* **Direction**: Among the entries below, copy only the span from the line containing "Write the Bokeh code for this chart." through the line containing "from bokeh.resources import INLINE". Do so exactly, and skip the pictures.

* **Information shown**:

□ □ □

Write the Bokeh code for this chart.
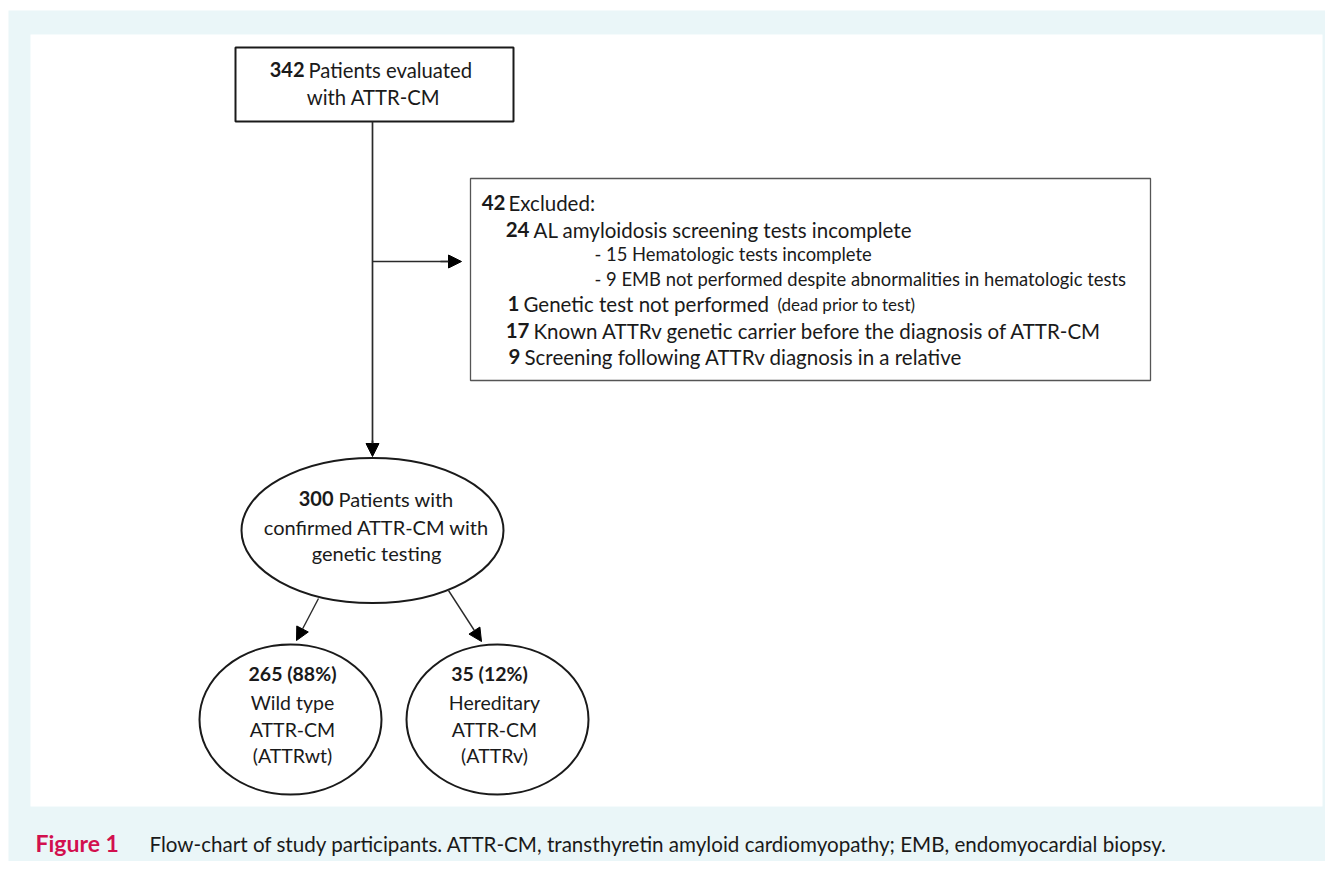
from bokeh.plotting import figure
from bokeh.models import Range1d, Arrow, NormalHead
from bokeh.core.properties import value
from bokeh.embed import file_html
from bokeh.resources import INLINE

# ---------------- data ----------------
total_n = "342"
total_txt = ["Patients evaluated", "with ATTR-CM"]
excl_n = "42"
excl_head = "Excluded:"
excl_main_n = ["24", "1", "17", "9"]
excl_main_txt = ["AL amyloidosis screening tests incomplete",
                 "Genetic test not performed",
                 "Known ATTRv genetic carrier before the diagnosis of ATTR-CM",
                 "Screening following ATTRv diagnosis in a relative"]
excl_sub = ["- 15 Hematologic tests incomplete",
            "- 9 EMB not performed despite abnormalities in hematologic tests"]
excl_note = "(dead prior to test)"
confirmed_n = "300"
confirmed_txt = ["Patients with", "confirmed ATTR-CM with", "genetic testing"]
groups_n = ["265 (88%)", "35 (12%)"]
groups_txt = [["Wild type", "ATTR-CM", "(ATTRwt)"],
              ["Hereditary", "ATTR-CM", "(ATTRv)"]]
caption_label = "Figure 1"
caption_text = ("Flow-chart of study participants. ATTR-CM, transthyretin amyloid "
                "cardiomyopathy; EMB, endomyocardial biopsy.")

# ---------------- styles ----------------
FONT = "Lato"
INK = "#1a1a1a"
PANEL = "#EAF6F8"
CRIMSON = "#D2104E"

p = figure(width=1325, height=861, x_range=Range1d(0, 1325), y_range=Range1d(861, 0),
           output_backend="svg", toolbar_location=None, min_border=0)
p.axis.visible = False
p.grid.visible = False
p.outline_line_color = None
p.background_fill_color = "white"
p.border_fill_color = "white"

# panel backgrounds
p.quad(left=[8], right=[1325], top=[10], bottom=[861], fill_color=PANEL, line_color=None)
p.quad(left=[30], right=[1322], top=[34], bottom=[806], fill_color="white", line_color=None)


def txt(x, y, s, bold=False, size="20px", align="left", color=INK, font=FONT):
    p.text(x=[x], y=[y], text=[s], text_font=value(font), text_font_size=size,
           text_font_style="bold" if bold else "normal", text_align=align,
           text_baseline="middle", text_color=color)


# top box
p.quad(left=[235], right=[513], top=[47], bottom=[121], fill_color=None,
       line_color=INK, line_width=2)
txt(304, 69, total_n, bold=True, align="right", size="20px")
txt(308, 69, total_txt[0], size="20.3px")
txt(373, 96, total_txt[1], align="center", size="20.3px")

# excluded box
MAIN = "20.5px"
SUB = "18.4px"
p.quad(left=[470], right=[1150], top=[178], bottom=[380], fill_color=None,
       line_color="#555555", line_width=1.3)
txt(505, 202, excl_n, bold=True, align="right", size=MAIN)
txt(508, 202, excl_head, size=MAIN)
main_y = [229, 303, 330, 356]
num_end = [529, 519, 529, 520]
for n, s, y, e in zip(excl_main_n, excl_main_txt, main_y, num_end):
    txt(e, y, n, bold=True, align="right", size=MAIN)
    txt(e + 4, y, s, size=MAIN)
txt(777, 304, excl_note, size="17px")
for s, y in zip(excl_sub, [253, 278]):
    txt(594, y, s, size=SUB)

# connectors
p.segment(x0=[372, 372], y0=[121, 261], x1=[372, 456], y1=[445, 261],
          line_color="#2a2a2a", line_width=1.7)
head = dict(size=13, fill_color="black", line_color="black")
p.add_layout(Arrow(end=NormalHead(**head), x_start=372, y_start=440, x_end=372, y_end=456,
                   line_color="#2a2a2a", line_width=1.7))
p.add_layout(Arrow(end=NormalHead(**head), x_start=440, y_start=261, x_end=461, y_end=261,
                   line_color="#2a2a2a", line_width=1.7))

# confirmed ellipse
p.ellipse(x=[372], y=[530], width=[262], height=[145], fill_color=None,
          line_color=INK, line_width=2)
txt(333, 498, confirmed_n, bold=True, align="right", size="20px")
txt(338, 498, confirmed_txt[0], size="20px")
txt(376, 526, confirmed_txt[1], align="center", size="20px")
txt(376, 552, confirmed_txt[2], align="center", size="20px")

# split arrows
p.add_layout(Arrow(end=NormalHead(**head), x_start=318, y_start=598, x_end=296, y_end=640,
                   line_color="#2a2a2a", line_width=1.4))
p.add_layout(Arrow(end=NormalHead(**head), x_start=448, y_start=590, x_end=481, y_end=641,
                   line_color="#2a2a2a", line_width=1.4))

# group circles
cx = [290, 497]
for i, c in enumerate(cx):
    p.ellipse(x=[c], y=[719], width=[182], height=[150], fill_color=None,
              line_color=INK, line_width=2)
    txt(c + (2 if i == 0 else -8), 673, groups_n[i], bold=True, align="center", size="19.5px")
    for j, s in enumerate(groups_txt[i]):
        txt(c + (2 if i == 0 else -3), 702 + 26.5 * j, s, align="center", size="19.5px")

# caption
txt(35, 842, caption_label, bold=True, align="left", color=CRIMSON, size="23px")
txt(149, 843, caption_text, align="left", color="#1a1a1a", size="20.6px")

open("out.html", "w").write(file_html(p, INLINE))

□ □ □

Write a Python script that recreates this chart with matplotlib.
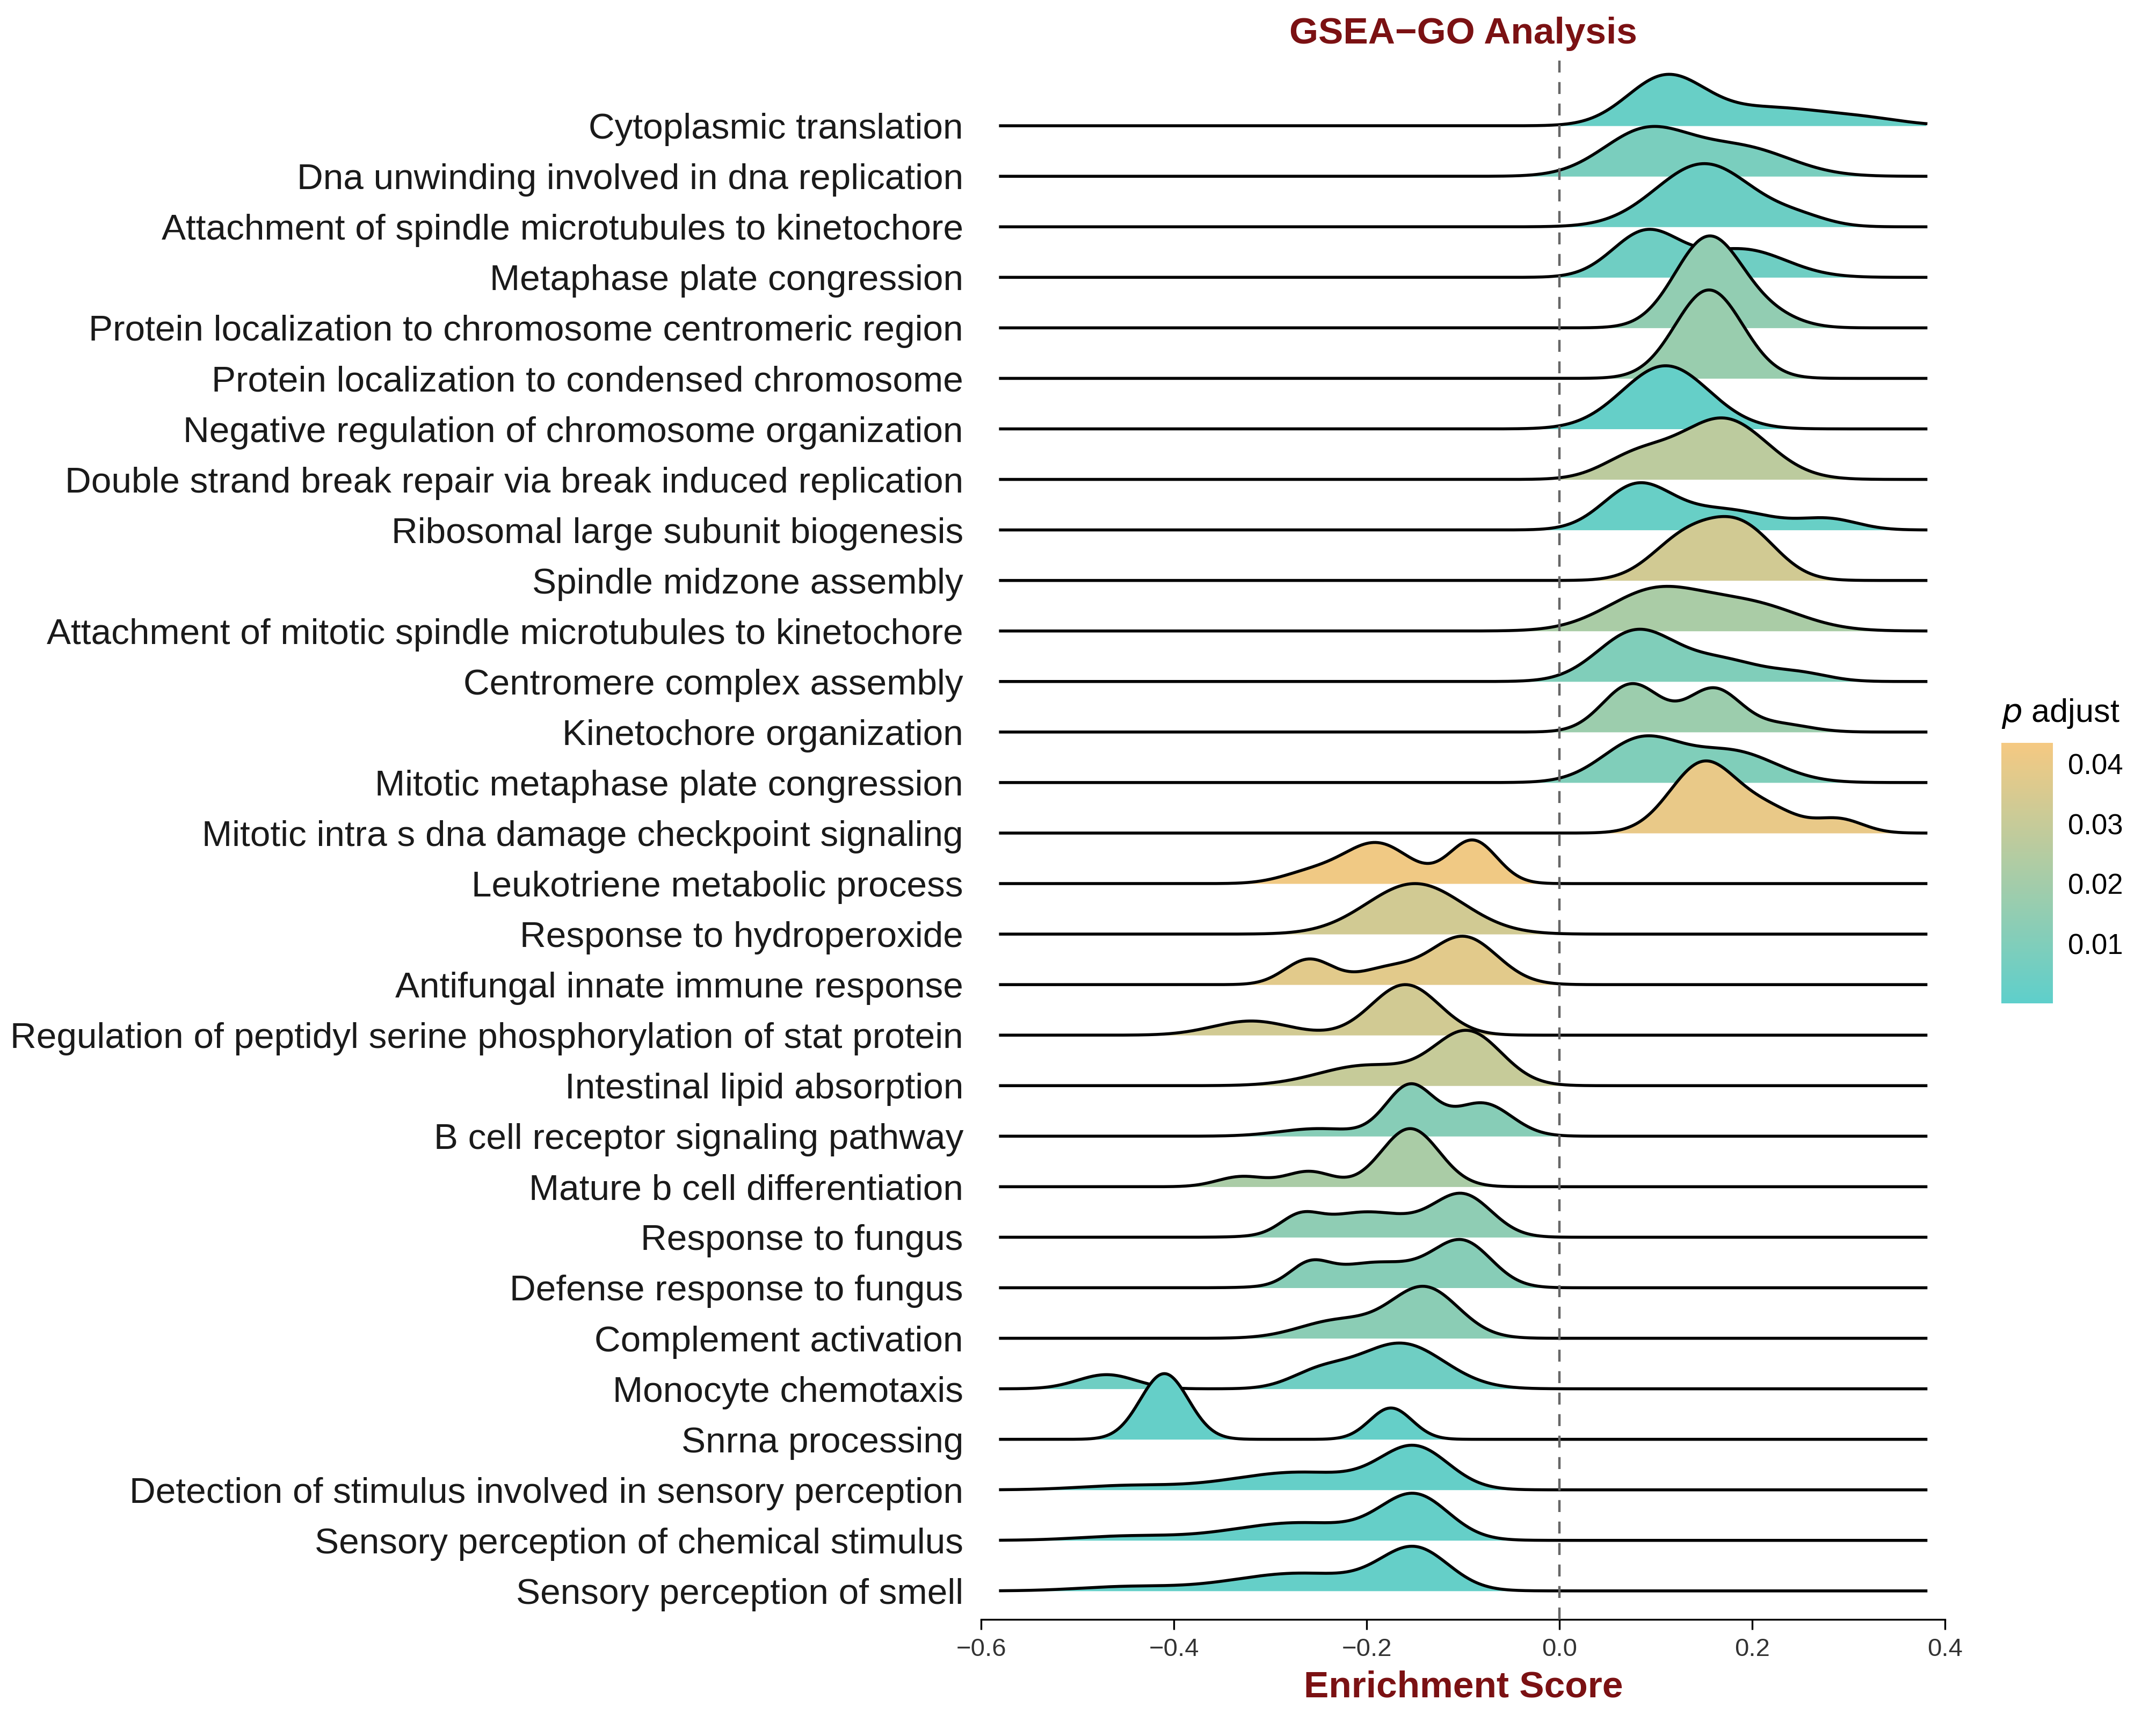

□ □ □

* **Response below**:
Write the Bokeh code for this chart.
from bokeh.plotting import figure
from bokeh.models import Range1d, Arrow, NormalHead
from bokeh.core.properties import value
from bokeh.embed import file_html
from bokeh.resources import INLINE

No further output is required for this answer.